- _THE REQUEST_
Repeat, exactly and only, the lines from the beginning of the data through the line with "0.55, 0.52, 0.51];". Pictures are left out.

- _COLLECTED MATERIAL_
------------
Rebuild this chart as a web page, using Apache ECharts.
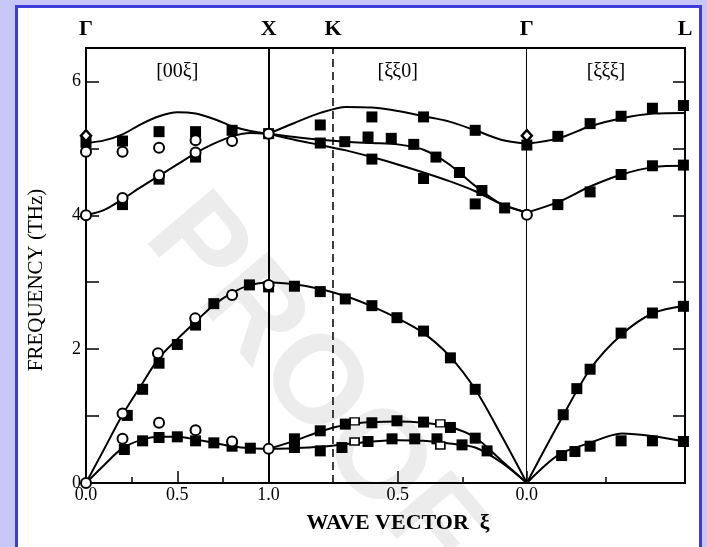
<!DOCTYPE html>
<html>
<head>
<meta charset="utf-8">
<script src="https://cdn.jsdelivr.net/npm/echarts@6/dist/echarts.min.js"></script>
<style>
  html, body { margin: 0; padding: 0; width: 707px; height: 547px; overflow: hidden; background: #c6c7f6; }
  #frame { position: absolute; left: 15px; top: 5px; width: 681px; height: 600px; background: #fff;
           border: 3px solid #3c3cd9; border-bottom: none; }
  #chart { position: absolute; left: 0; top: 0; width: 707px; height: 547px; }
</style>
</head>
<body>
<div id="frame"></div>
<div id="chart"></div>
<script>
// ---- Brillouin-zone path: Γ–X (along [00ξ]), X–K–Γ (along [ξξ0]), Γ–L (along [ξξξ]) ----
const S2 = Math.SQRT2, S3 = Math.sqrt(3);
const symLabels = ['Γ', 'X', 'K', 'Γ', 'L'];
const dirLabels = ['[00ξ]', '[ξξ0]', '[ξξξ]'];
const xTickText = ['0.0', '0.5', '1.0', '0.5', '0.0'];

// distance along the path (units of 2π/a) for reduced wave vector ξ in a segment
function pathPos(seg, xi) {
  if (seg === 0) return xi;
  if (seg === 1) return 1 + S2 * (1 - xi);
  return 1 + S2 + S3 * xi;
}
const symPos = [pathPos(0, 0), pathPos(0, 1), pathPos(1, 0.75), pathPos(1, 0), pathPos(2, 0.5)];

// ---- calculated dispersion curves (THz) ----
const xiGX = [0, 0.1, 0.2, 0.3, 0.4, 0.5, 0.6, 0.7, 0.8, 0.9, 1.0];
const GX_optHi = [5.08, 5.12, 5.21, 5.36, 5.48, 5.54, 5.52, 5.44, 5.33, 5.26, 5.22];
const GX_optLo = [4.00, 4.08, 4.24, 4.42, 4.59, 4.76, 4.93, 5.07, 5.18, 5.23, 5.22];
const GX_LA    = [0, 0.51, 1.02, 1.45, 1.87, 2.15, 2.41, 2.66, 2.84, 2.96, 3.00];
const GX_TA    = [0, 0.27, 0.52, 0.64, 0.69, 0.69, 0.65, 0.60, 0.55, 0.52, 0.51];

const xiXG = [1.0, 0.9, 0.8, 0.7, 0.6, 0.5, 0.4, 0.3, 0.2, 0.1, 0];
const XG_optHi  = [5.22, 5.38, 5.53, 5.62, 5.61, 5.56, 5.48, 5.40, 5.27, 5.13, 5.07];
const XG_optMid = [5.22, 5.17, 5.13, 5.10, 5.08, 5.06, 4.98, 4.76, 4.44, 4.17, 4.04];
const XG_optLo  = [5.22, 5.13, 5.05, 4.97, 4.87, 4.76, 4.64, 4.51, 4.36, 4.17, 4.04];
const XG_LA     = [3.00, 2.97, 2.90, 2.79, 2.64, 2.46, 2.24, 1.90, 1.40, 0.72, 0];
const XG_TA1    = [0.51, 0.63, 0.77, 0.87, 0.91, 0.92, 0.90, 0.84, 0.68, 0.34, 0];
const XG_TA2    = [0.51, 0.52, 0.54, 0.58, 0.62, 0.64, 0.63, 0.59, 0.53, 0.31, 0];

const xiGL = [0, 0.1, 0.2, 0.3, 0.4, 0.5];
const GL_optHi = [5.07, 5.15, 5.33, 5.45, 5.52, 5.53];
const GL_optLo = [4.04, 4.20, 4.43, 4.61, 4.72, 4.74];
const GL_LA    = [0, 0.88, 1.70, 2.22, 2.54, 2.65];
const GL_TA    = [0, 0.42, 0.60, 0.74, 0.70, 0.62];

// ---- measured frequencies [ξ, THz] ----
const filledGX = [
  [0, 5.09], [0.2, 5.11], [0.4, 5.25], [0.6, 5.25], [0.8, 5.27], [1.0, 5.22],
  [0.2, 4.16], [0.4, 4.54], [0.6, 4.87],
  [0.226, 1.01], [0.31, 1.40], [0.40, 1.79], [0.50, 2.07], [0.60, 2.36], [0.70, 2.68], [0.895, 2.96], [1.0, 2.93],
  [0.21, 0.50], [0.31, 0.63], [0.40, 0.68], [0.50, 0.69], [0.60, 0.63], [0.70, 0.60], [0.80, 0.55], [0.90, 0.52]
];
const filledXG = [
  [0.80, 5.35], [0.80, 5.08], [0.705, 5.10], [0.60, 5.47], [0.615, 5.17], [0.60, 4.84], [0.525, 5.15],
  [0.40, 5.47], [0.438, 5.06], [0.40, 4.55], [0.352, 4.87], [0.261, 4.64], [0.20, 5.27], [0.174, 4.37],
  [0.20, 4.17], [0.086, 4.11], [0, 5.05],
  [0.90, 2.94], [0.80, 2.86], [0.703, 2.75], [0.60, 2.65], [0.503, 2.47], [0.40, 2.27], [0.296, 1.87], [0.20, 1.40],
  [0.90, 0.66], [0.80, 0.78], [0.703, 0.88], [0.60, 0.90], [0.503, 0.93], [0.40, 0.91], [0.296, 0.83], [0.20, 0.67],
  [0.90, 0.53], [0.80, 0.48], [0.716, 0.53], [0.615, 0.62], [0.522, 0.66], [0.434, 0.66], [0.348, 0.66], [0.251, 0.57], [0.154, 0.48]
];
const filledGL = [
  [0.098, 5.18], [0.2, 5.37], [0.298, 5.48], [0.397, 5.60], [0.495, 5.64],
  [0.098, 4.16], [0.2, 4.35], [0.298, 4.61], [0.397, 4.74], [0.495, 4.75],
  [0.115, 1.02], [0.158, 1.41], [0.2, 1.70], [0.298, 2.24], [0.397, 2.54], [0.495, 2.64],
  [0.110, 0.41], [0.152, 0.47], [0.2, 0.55], [0.298, 0.63], [0.397, 0.63], [0.495, 0.62]
];
const openCircGX = [
  [0, 4.95], [0.2, 4.95], [0.4, 5.01], [0.6, 5.12], [0.8, 5.11], [1.0, 5.22],
  [0, 4.00], [0.2, 4.26], [0.4, 4.60], [0.6, 4.94],
  [0, 0], [0.2, 1.04], [0.394, 1.94], [0.598, 2.46], [0.8, 2.81], [1.0, 2.96],
  [0.2, 0.66], [0.4, 0.90], [0.6, 0.79], [0.8, 0.62], [1.0, 0.51]
];
const openCircXG = [[0, 4.01]];
const openSqXG = [[0.667, 0.92], [0.667, 0.62], [0.335, 0.89], [0.335, 0.56]];
const diamondGX = [[0, 5.19]];
const diamondXG = [[0, 5.19]];

// ---- build chart ----
const FONT = '"Liberation Serif", "DejaVu Serif", serif';
const toPath = (seg, arr) => arr.map(([xi, f]) => [pathPos(seg, xi), f]);
const myChart = echarts.init(document.getElementById('chart'), null, { renderer: 'canvas' });

const curves = [
  [0, xiGX, GX_optHi], [0, xiGX, GX_optLo], [0, xiGX, GX_LA], [0, xiGX, GX_TA],
  [1, xiXG, XG_optHi], [1, xiXG, XG_optMid], [1, xiXG, XG_optLo], [1, xiXG, XG_LA], [1, xiXG, XG_TA1], [1, xiXG, XG_TA2],
  [2, xiGL, GL_optHi], [2, xiGL, GL_optLo], [2, xiGL, GL_LA], [2, xiGL, GL_TA]
];

const series = curves.map(([seg, xs, ys]) => ({
  type: 'line', smooth: 0.3, symbol: 'none', silent: true, z: 3,
  lineStyle: { color: '#000', width: 2 },
  data: xs.map((xi, i) => [pathPos(seg, xi), ys[i]])
}));

// symmetry-point verticals
series.push({
  type: 'line', data: [], silent: true, z: 2,
  markLine: {
    symbol: 'none', silent: true, label: { show: false },
    data: [
      { xAxis: symPos[1], lineStyle: { color: '#000', width: 2, type: 'solid' } },
      { xAxis: symPos[2], lineStyle: { color: '#000', width: 1.5, type: [8, 5] } },
      { xAxis: symPos[3], lineStyle: { color: '#000', width: 1, type: 'solid' } }
    ]
  }
});

series.push({
  type: 'scatter', symbol: 'rect', symbolSize: 11, z: 4, silent: true,
  itemStyle: { color: '#000', opacity: 1 },
  data: [...toPath(0, filledGX), ...toPath(1, filledXG), ...toPath(2, filledGL)]
});
series.push({
  type: 'scatter', symbol: 'circle', symbolSize: 10, z: 5, silent: true,
  itemStyle: { color: '#fff', borderColor: '#000', borderWidth: 2, opacity: 1 },
  data: [...toPath(0, openCircGX), ...toPath(1, openCircXG)]
});
series.push({
  type: 'scatter', symbol: 'rect', symbolSize: [9, 7], z: 5, silent: true,
  itemStyle: { color: '#fff', borderColor: '#000', borderWidth: 1.5, opacity: 1 },
  data: toPath(1, openSqXG)
});
series.push({
  type: 'scatter', symbol: 'diamond', symbolSize: [10, 11], z: 5, silent: true,
  itemStyle: { color: '#fff', borderColor: '#000', borderWidth: 2.5, opacity: 1 },
  data: [...toPath(0, diamondGX), ...toPath(1, diamondXG)]
});

const majorTicks = [pathPos(0, 0), pathPos(0, 0.5), pathPos(0, 1), pathPos(1, 0.5), pathPos(1, 0)];
const minorTicks = [pathPos(0, 0.25), pathPos(0, 0.75), pathPos(1, 0.25), pathPos(2, 0.25)];
const xMax = symPos[4];

const option = {
  animation: false,
  backgroundColor: 'transparent',
  grid: { left: 86, right: 22, top: 48, bottom: 64 },
  xAxis: [
    {
      type: 'value', min: 0, max: xMax, position: 'bottom',
      axisLine: { onZero: false, lineStyle: { color: '#000', width: 2 } },
      axisTick: { inside: true, length: 12, customValues: majorTicks, lineStyle: { color: '#000', width: 1.5 } },
      axisLabel: {
        customValues: majorTicks, color: '#000', fontFamily: FONT, fontSize: 18, margin: 3,
        showMinLabel: true, showMaxLabel: true,
        formatter: v => { const i = majorTicks.findIndex(t => Math.abs(t - v) < 1e-6); return i < 0 ? '' : xTickText[i]; }
      },
      splitLine: { show: false }
    },
    {
      type: 'value', min: 0, max: xMax, position: 'bottom',
      axisLine: { show: false, onZero: false },
      axisTick: { inside: true, length: 6, customValues: minorTicks, lineStyle: { color: '#000', width: 1.5 } },
      axisLabel: { show: false },
      splitLine: { show: false }
    },
    {
      type: 'value', min: 0, max: xMax, position: 'top',
      axisLine: { onZero: false, lineStyle: { color: '#000', width: 2 } },
      axisTick: { show: false },
      axisLabel: {
        customValues: symPos, color: '#000', fontFamily: FONT, fontSize: 22, fontWeight: 'bold', margin: 8,
        showMinLabel: true, showMaxLabel: true, hideOverlap: false,
        formatter: v => { const i = symPos.findIndex(t => Math.abs(t - v) < 1e-6); return i < 0 ? '' : symLabels[i]; }
      },
      splitLine: { show: false }
    }
  ],
  yAxis: [
    {
      type: 'value', min: 0, max: 6.5, interval: 1, position: 'left',
      axisLine: { onZero: false, lineStyle: { color: '#000', width: 2 } },
      axisTick: { inside: true, length: 13, lineStyle: { color: '#000', width: 1.5 } },
      axisLabel: {
        color: '#000', fontFamily: FONT, fontSize: 18, margin: 5,
        formatter: v => (v % 2 === 0 ? String(v) : '')
      },
      splitLine: { show: false }
    },
    {
      type: 'value', min: 0, max: 6.5, interval: 1, position: 'right',
      axisLine: { onZero: false, lineStyle: { color: '#000', width: 2 } },
      axisTick: { inside: true, length: 12, lineStyle: { color: '#000', width: 1.5 } },
      axisLabel: { show: false },
      splitLine: { show: false }
    }
  ],
  graphic: [
    {
      id: 'watermark', type: 'text', x: 312, y: 385, z: -10, silent: true, rotation: -0.87,
      style: {
        text: 'PROOF', align: 'center', verticalAlign: 'middle',
        font: 'bold 125px "Liberation Sans", Arial, sans-serif', fill: '#ececec'
      }
    },
    {
      id: 'yTitle', type: 'text', x: 36, y: 280, rotation: Math.PI / 2, silent: true,
      style: {
        text: 'FREQUENCY (THz)', align: 'center', verticalAlign: 'middle',
        font: '21px ' + FONT, fill: '#000'
      }
    },
    {
      id: 'xTitle', type: 'text', x: 398, y: 523, silent: true,
      style: {
        text: 'WAVE VECTOR  ξ', align: 'center', verticalAlign: 'middle',
        font: 'bold 22px ' + FONT, fill: '#000'
      }
    }
  ],
  series: series
};

myChart.setOption(option);

// direction labels centred above each segment, placed through the axes' scales
const segMid = [(symPos[0] + symPos[1]) / 2, (symPos[1] + symPos[3]) / 2, (symPos[3] + symPos[4]) / 2];
const dirGraphics = segMid.map((m, i) => {
  const [px, py] = myChart.convertToPixel({ xAxisIndex: 0, yAxisIndex: 0 }, [m, 6.15]);
  return {
    id: 'dir' + i, type: 'text', x: px, y: py, silent: true, z: 10,
    style: { text: dirLabels[i], align: 'center', verticalAlign: 'middle', font: '20px ' + FONT, fill: '#000' }
  };
});
myChart.setOption({ graphic: option.graphic.concat(dirGraphics) });
</script>
</body>
</html>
------------
- _ANSWER FOR THE TASK_
Rebuild this chart as a web page, using Apache ECharts.
<!DOCTYPE html>
<html>
<head>
<meta charset="utf-8">
<script src="https://cdn.jsdelivr.net/npm/echarts@6/dist/echarts.min.js"></script>
<style>
  html, body { margin: 0; padding: 0; width: 707px; height: 547px; overflow: hidden; background: #c6c7f6; }
  #frame { position: absolute; left: 15px; top: 5px; width: 681px; height: 600px; background: #fff;
           border: 3px solid #3c3cd9; border-bottom: none; }
  #chart { position: absolute; left: 0; top: 0; width: 707px; height: 547px; }
</style>
</head>
<body>
<div id="frame"></div>
<div id="chart"></div>
<script>
// ---- Brillouin-zone path: Γ–X (along [00ξ]), X–K–Γ (along [ξξ0]), Γ–L (along [ξξξ]) ----
const S2 = Math.SQRT2, S3 = Math.sqrt(3);
const symLabels = ['Γ', 'X', 'K', 'Γ', 'L'];
const dirLabels = ['[00ξ]', '[ξξ0]', '[ξξξ]'];
const xTickText = ['0.0', '0.5', '1.0', '0.5', '0.0'];

// distance along the path (units of 2π/a) for reduced wave vector ξ in a segment
function pathPos(seg, xi) {
  if (seg === 0) return xi;
  if (seg === 1) return 1 + S2 * (1 - xi);
  return 1 + S2 + S3 * xi;
}
const symPos = [pathPos(0, 0), pathPos(0, 1), pathPos(1, 0.75), pathPos(1, 0), pathPos(2, 0.5)];

// ---- calculated dispersion curves (THz) ----
const xiGX = [0, 0.1, 0.2, 0.3, 0.4, 0.5, 0.6, 0.7, 0.8, 0.9, 1.0];
const GX_optHi = [5.08, 5.12, 5.21, 5.36, 5.48, 5.54, 5.52, 5.44, 5.33, 5.26, 5.22];
const GX_optLo = [4.00, 4.08, 4.24, 4.42, 4.59, 4.76, 4.93, 5.07, 5.18, 5.23, 5.22];
const GX_LA    = [0, 0.51, 1.02, 1.45, 1.87, 2.15, 2.41, 2.66, 2.84, 2.96, 3.00];
const GX_TA    = [0, 0.27, 0.52, 0.64, 0.69, 0.69, 0.65, 0.60, 0.55, 0.52, 0.51];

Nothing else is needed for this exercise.